Edit "localhost" to whatever LiteLLM tells you to use

t-dettling commented 9 months ago

@kcolemangt with OpenAI python package you just have to specify the OpenAI compatible API of your local model. For instance, if you are trying this on your local computer, run Ollama with LiteLLM. Then edit the line you mentioned: openai.api_base = "http://localhost"

Edit "localhost" to whatever LiteLLM tells you to use

I think what @kcolemangt is looking for is how to run a server like endpoint, not just one for local development. If he does not, then I am curious how they are running the endpoint at http://luigi.millennium.berkeley.edu:8000/v1.

Ollama and LiteLLVM are cool for development but they are not really as good for server deployment, I tried to use a compiled model for MLC (https://llm.mlc.ai/docs/deploy/rest.html#install-mlc-chat-package) to run it with the restful API that is compatible with completions, and it does work but it does not look like it has support for the functions to be passed over the API since it is just making the function based on the user input.

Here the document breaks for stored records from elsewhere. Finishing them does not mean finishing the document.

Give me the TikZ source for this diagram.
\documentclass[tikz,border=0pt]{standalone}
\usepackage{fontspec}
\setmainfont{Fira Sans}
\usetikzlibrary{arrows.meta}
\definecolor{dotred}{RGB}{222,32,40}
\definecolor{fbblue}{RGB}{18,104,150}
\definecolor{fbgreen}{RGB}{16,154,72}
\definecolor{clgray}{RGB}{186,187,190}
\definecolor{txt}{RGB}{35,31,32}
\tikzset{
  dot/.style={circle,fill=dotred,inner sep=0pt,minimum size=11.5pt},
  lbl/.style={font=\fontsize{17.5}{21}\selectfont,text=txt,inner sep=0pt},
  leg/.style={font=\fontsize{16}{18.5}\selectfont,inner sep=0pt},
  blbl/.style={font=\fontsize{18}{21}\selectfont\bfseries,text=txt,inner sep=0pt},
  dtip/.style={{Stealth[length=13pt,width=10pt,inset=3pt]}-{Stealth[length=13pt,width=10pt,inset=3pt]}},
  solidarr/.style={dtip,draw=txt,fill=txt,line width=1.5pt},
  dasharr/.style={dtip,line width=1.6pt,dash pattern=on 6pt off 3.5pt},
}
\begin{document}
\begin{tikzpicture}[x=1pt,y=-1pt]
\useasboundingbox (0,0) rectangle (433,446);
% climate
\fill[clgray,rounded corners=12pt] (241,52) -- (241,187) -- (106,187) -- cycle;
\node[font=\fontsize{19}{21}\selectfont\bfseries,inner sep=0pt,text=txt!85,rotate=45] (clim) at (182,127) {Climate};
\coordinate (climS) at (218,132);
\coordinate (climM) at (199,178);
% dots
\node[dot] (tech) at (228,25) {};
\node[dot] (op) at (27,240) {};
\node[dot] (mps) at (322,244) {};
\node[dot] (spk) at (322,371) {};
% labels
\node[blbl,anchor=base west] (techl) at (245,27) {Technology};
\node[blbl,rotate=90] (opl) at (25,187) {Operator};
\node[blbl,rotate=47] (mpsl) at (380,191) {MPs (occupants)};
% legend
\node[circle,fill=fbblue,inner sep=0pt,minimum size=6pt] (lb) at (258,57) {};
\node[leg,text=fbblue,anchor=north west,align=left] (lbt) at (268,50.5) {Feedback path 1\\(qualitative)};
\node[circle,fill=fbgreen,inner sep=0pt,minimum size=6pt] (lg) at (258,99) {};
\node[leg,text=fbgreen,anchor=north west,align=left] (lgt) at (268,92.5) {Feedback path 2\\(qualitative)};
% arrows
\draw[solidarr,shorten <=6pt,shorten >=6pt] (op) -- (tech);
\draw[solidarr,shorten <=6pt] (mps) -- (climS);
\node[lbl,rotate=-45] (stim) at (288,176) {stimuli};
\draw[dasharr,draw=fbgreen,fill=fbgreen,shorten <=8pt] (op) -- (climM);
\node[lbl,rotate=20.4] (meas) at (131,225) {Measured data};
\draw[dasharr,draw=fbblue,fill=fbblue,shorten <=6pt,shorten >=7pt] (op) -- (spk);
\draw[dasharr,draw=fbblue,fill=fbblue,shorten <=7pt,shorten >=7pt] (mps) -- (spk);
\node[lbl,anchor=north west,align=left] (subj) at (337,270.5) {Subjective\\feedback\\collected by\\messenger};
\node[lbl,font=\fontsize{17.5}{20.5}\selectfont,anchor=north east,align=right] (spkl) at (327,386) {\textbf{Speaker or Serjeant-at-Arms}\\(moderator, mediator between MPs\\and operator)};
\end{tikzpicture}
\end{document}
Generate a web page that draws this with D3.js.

For example when I run this code:

import openai

def get_gorilla_response(prompt="Call me an Uber ride type \"Plus\" in Berkeley at zipcode 94704 in 10 minutes",
                         model="gorilla-openfunctions-v0", functions=[]):
    openai.api_key = "EMPTY"
    openai.api_base = "http://192.168.30.27:8000/v1"
    try:
        completion = openai.ChatCompletion.create(
            model="gorilla-openfunctions-v1-q4f32_0",
            temperature=0.0,
            messages=[{"role": "user", "content": prompt}],
            functions=functions,
        )
        return completion.choices[0].message.content
    except Exception as e:
        print(e, model, prompt)

query = "Call me an Uber ride type \"Plus\" in Berkeley at zipcode 94704 in 10 minutes"
functions = [
    {
        "name": "Uber Carpool",
        "api_name": "uber.ride",
        "description": "Find suitable ride for customers given the location, type of ride, and the amount of time the customer is willing to wait as parameters",
        "parameters": [{"name": "loc", "description": "location of the starting place of the uber ride"},
                       {"name": "type", "enum": ["plus", "comfort", "black"],
                        "description": "types of uber ride user is ordering"},
                       {"name": "time", "description": "the amount of time in minutes the customer is willing to wait"}]
    }
]

resp = get_gorilla_response(query, functions=functions)
print(resp)
print("Done!")

The output is always: call_me_uber_ride_type("Plus", Berkeley, zipcode=94704, duration=10) So if MLC is not going to work I was wondering if there is another recommended way to spin up an API server on a dedicated GPU server that I can self host like the one at Berkeley?

ChristianWeyer commented 8 months ago

Thank you, @ShishirPatil. This information helps but could you share the full process to execute the api server locally?

With that information we could update the example to use localhost instead of this line

openai.api_base = "http://luigi.millennium.berkeley.edu:8000/v1"

I am also looking for this. Having it running locally as an OpenAI Function Calling drop-in replacement for existing applications. @ShishirPatil

ramanv0 commented 7 months ago

I've submitted a PR with a guide on self-hosting the OpenFunctions model. It includes instructions and example code for setting up a local server using FastAPI and uvicorn, and for configuring a client to interact with this server using the OpenAI package. I would appreciate a review and any feedback!

ramanv0 commented 7 months ago

Additionally, I created this Colab notebook to quickly test the example server in action. To run the server, I used a A100 GPU, which provided good response latency. To remotely access the server running on the Colab instance from my local machine, I used ngrok to tunnel the server ports from the Colab instance to public URLs. If you want to try out the server, you can get an ngrok auth-token here.